野ウサギのはなし
日本のノウサギは南に棲むキュウシュウノウサギと北に棲むその亜種のノウサギは、生き延びる術として巣穴を持ちません。産まれてくる子供は生後1時間ほどで走り回れるほど成長した状態で生まれます。生まれた時から毛が生え目も開いています。子供の体重が大人と同じになるには生後10カ月程かかりますが、耳の長さは約3ヶ月、後ろ足の長さは約5ヶ月で大人と同じになります。天敵であるキツネ・ワシ・タカなどの捕食者から逃げるのに必要な部分が早く成長するためだと考えられています。夜行性で昼間は草陰などにじっと潜んでいます。
キュウシュウノウサギは普通夏も冬も茶色い毛が生えています。夏の毛色は茶色ですが北に棲むその亜種は冬には白くなります。これは毛の中が中空になり毛の中身が無くなるためです。毛の中の空気は保温の役目をします。白い毛は周りの雪に溶け込み保護色としても役立ちます。
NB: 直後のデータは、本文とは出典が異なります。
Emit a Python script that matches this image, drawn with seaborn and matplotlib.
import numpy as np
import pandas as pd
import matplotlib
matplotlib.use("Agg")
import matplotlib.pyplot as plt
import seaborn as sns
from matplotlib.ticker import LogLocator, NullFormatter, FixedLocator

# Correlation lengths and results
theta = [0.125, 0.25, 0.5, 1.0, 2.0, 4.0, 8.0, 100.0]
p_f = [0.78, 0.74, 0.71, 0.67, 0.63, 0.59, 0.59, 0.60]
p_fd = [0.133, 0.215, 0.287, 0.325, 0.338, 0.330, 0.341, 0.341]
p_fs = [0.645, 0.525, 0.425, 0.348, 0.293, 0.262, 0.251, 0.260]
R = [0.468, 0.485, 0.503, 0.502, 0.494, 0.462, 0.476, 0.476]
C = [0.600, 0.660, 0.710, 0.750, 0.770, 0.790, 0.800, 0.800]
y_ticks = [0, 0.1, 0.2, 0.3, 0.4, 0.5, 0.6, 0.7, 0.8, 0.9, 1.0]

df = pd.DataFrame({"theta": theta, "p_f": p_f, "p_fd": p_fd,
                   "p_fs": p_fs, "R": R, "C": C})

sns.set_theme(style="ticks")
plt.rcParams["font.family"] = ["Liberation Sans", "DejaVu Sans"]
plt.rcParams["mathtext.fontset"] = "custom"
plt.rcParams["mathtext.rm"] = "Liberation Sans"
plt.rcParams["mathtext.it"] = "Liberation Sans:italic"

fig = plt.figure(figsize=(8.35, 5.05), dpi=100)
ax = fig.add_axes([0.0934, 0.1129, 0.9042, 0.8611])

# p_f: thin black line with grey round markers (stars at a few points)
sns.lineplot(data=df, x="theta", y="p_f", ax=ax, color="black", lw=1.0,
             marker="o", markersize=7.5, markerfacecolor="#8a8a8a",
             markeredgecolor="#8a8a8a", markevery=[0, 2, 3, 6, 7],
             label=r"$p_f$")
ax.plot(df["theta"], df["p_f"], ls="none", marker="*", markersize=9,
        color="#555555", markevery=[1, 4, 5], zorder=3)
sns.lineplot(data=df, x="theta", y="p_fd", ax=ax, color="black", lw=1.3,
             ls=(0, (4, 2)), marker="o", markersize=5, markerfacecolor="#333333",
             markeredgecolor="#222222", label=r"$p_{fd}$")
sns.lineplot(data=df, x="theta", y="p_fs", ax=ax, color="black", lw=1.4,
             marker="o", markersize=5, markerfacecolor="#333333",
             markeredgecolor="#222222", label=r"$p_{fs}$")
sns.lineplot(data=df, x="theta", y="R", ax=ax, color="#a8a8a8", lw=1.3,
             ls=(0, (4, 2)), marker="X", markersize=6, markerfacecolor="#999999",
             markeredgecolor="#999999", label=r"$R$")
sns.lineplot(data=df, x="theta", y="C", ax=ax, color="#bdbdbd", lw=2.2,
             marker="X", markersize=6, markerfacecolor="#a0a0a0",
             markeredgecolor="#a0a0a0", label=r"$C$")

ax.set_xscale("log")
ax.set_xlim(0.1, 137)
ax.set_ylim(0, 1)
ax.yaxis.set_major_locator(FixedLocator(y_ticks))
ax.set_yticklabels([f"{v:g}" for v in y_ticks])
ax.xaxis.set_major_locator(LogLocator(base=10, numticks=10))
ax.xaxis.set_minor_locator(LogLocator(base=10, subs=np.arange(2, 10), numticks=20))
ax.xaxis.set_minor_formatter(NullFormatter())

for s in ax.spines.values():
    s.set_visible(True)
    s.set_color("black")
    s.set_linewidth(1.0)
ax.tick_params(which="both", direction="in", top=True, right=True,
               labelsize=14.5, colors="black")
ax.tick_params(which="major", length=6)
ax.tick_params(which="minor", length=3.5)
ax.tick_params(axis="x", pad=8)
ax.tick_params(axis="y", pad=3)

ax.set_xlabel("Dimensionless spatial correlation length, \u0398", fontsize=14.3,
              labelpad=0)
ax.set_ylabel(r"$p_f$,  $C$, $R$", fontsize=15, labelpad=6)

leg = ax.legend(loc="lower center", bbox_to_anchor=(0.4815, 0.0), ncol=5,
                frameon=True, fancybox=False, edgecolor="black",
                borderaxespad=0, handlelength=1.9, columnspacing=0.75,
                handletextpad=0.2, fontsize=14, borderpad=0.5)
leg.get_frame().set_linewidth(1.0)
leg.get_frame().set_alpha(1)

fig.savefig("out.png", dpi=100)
春から秋は主に草を食べますが、草などの食べ物が少ない冬時期は、枯れ草・笹・木の芽・木の皮などを食べています。食べる木は太さが決め手で、かじりとった枝の6~7割しか食べません。木の枝も(6mm以上の)少し太い枝は皮しか食べません。自然界では硬い物を食べるために歯が擦り減らないように上手く伸びます。
飼われているウサギでは配合食のペレットと人参やキャベツなどの軟らかい野菜ばかりあげていると、歯がどんどん伸びてしまう事があります。元々の食性・習性を良く考え飼育する必要があります。それが元気で長生きさせるコツでもあります。
ウサギとドクダミ
【問い】 うさぎのピヨンちゃん(3才位)は夏になると、庭でドクダミをやたらと食べています。そのおかげでこの子はとても元気なのかしら?それはそうと、ドクダミってウサギが食べても大丈夫なのでしょうか?(主婦)
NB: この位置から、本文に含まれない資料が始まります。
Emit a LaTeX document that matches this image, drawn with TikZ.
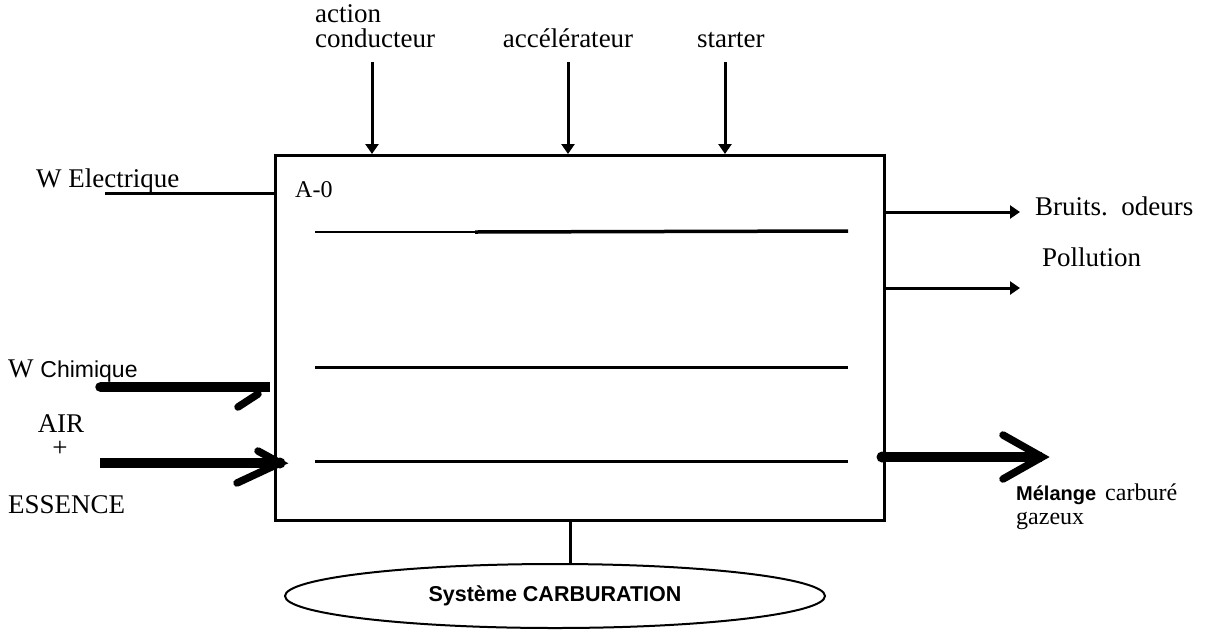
\documentclass[tikz,border=0pt]{standalone}
\usepackage{fontspec}
\setmainfont{Liberation Serif}
\newfontfamily\arialf{Liberation Sans}
\usetikzlibrary{arrows.meta,shapes.geometric}
\begin{document}
\begin{tikzpicture}[x=1pt,y=-1pt,
  lbl/.style={inner sep=0pt,font=\fontsize{27}{27}\selectfont},
  thin line/.style={line width=3pt},
  toparrow/.style={line width=3pt,-{Triangle[width=13pt,length=10pt]}},
  rightarrow/.style={line width=3pt,-{Triangle[width=13pt,length=10pt]}},
  heavy/.style={line width=9.5pt},
  barb/.style={line width=7.5pt,line cap=round}]
\useasboundingbox (0,0) rectangle (1213,633);

% main box
\node[draw,line width=3pt,minimum width=609pt,minimum height=365pt,anchor=north west,inner sep=0pt] (box) at (274,154) {};
\node[lbl,anchor=base west,font=\fontsize{24}{24}\selectfont] (a0) at (295,197) {A-0};

% inner lines
\coordinate (l1a) at (315,232); \coordinate (l1b) at (475,232); \coordinate (l1c) at (848,231);
\draw[line width=2pt] (l1a) -- (l1b);
\draw[line width=3.5pt] (l1b) -- (l1c);
\coordinate (l2a) at (315,367); \coordinate (l2b) at (848,367);
\draw[thin line] (l2a) -- (l2b);
\coordinate (l3a) at (315,461); \coordinate (l3b) at (848,461);
\draw[thin line] (l3a) -- (l3b);

% top controls
\node[lbl,anchor=base west] (act) at (315,22) {action};
\node[lbl,anchor=base west] (cond) at (315,47) {conducteur};
\node[lbl,anchor=base] (acc) at (568,47) {accélérateur};
\node[lbl,anchor=base west] (start) at (697,47) {starter};
\coordinate (c1) at (372,62); \coordinate (c2) at (568,62); \coordinate (c3) at (725,62);
\draw[toparrow] (c1) -- (c1 |- box.north);
\draw[toparrow] (c2) -- (c2 |- box.north);
\draw[toparrow] (c3) -- (c3 |- box.north);

% W Electrique
\node[lbl,anchor=base west] (welec) at (36,187) {W Electrique};
\coordinate (we) at (105,193);
\draw[thin line] (we) -- (we -| box.west);

% W Chimique
\node[lbl,anchor=base west] (wchim) at (8,377) {W \arialf\fontsize{23}{23}\selectfont Chimique};
\coordinate (wc) at (100,387); \coordinate (wce) at (270,387);
\draw[heavy] (wc) -- (wce);
\fill (wc) circle (4.75pt);
\coordinate (wcb1) at (258,394); \coordinate (wcb2) at (238,407);
\draw[barb] (wcb1) -- (wcb2);

% AIR + ESSENCE
\node[lbl,anchor=base] (air) at (61,432) {AIR};
\node[lbl,anchor=center] (plus) at (60,449) {+};
\node[lbl,anchor=base west] (ess) at (8,513) {ESSENCE};
\coordinate (ae) at (100,463); \coordinate (aetip) at (280,463);
\draw[heavy] (ae) -- (aetip);
\coordinate (aeu) at (258,451); \coordinate (ael) at (237,483);
\draw[barb] (aeu) -- (aetip) -- (ael);
\fill (aetip) circle (5.5pt);

% outputs
\node[lbl,anchor=base west] (bruits) at (1035,215) {Bruits.\ \ odeurs};
\node[lbl,anchor=base west] (poll) at (1042,266) {Pollution};
\coordinate (o1) at (1020,212); \coordinate (o2) at (1020,288);
\draw[rightarrow] (o1 -| box.east) -- (o1);
\draw[rightarrow] (o2 -| box.east) -- (o2);

\coordinate (ms) at (882,457); \coordinate (mtip) at (1042,457);
\coordinate (mu) at (1003,435); \coordinate (ml) at (1003,479);
\draw[heavy] (ms) -- (mtip);
\draw[barb] (mu) -- (mtip) -- (ml);
\fill (ms) circle (5.5pt);
\node[anchor=base west,inner sep=0pt] (mel) at (1016,500) {{\arialf\bfseries\fontsize{20}{20}\selectfont Mélange}\hspace{9pt}{\fontsize{24}{24}\selectfont carburé}};
\node[lbl,anchor=base west,font=\fontsize{24}{24}\selectfont] (gaz) at (1016,524) {gazeux};

% mechanism
\node[draw,ellipse,line width=2pt,minimum width=540pt,minimum height=64pt,inner sep=0pt] (sys) at (555,596) {\raisebox{-10pt}{\arialf\bfseries\fontsize{21.5}{21.5}\selectfont Système CARBURATION}};
\coordinate (mv) at (570,519);
\draw[thin line] (mv) -- (mv |- sys.north);
\end{tikzpicture}
\end{document}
【 答え】 ウサギは普通、毒草を見分けます。食べてもいい物と、そうでないものを本能的に食べ分けます。ドクダミには薬効成分が含まれるので量はそんなにあげない方がいいでしょう。(某獣医師談)そのうえ、いわゆる一丁食いを普通は避けます。つまり、ドクダミばかり食べるということはあまりありません。また、ウサギは少しくらい毒草を食べても吸収する前に盲腸で代謝されて、無毒にしてしまうすばらしい消化力を持っています。(ウサギに関する100問100答・野村潤一郎/メディアファクトリー)<情報提供 市川さん>
ウサギは草食動物の中でも、特に弱く、タヌキやキツネなどの肉食獣や、タカ、トビ、フクロウなどの肉食の猛禽類に狙われるなど、天敵が多く、その上、これといった武器や力を持っていません。しかし、類まれな身体能力と知恵を持つています。どんな動物でもそうですが、食べ物を食べている時は無防備で敵に狙われやすいので、ウサギは草を食べる時、耳を立てて周囲の音を警戒しつつ、後肢で立ち上がって食べます。こうする事で、少しでも視点を高くすることが出来、敵の接近をいち早く察知する事が出来るのです。
野兎病(やとびょう・ツラレミア)
野兎病は、古典的な人畜共通伝染病で人を始めとする100種類以上の野生及び飼育哺乳類、鳥類、爬虫類、魚類がかかる細菌性の敗血症です。主な飼育動物の宿主は羊です。野生動物の宿主としてはウサギやネズミですが、細菌は媒介節足動物(マダニ)と哺乳動物、羊、鳥類、爬虫類、魚類の間を循環します。普通、野ウサギとの接触が原因で感染することが多く、料理、調理をするときに素手でさわったり、調理不適切なものを食べると危険率が高くなります。人から人へ直接感染することは無いし、飼いウサギに野兎病はありません。
原因菌はグラム陰性の桿菌francisella tularensisで抗原的にブルセラ菌と関連をもっています。芽胞を作らず、湿った環境下では数ヶ月も菌が生きていることがありますが、加熱や消毒剤で殺菌できます。日本では、1994年までに1372例の人の感染が報告されていましたが、それ以後ほとんど有りませんでした。発症すると、突然の高熱が続き、食欲不振、強直、咳、下痢、などカゼと似た様な症状になります。リンパ節が腫れ数日間から数日で死亡する(無処置だと15%)こともあります。
治療薬として、ストレプトマイシン、テトラサイクリン、ゲンタマイシン、ドキンサイクリンなどの抗生剤が有効で、早期治療をすれば治ります。予防法としては、生ワクチンがあります、があまり使われていません。犬や猫には感染した死体を摂取することで感染します。基本的には、野生動物の死体を素手で触らない様にして下さい。食べる、特に生食は非常に危険なのでしないでください。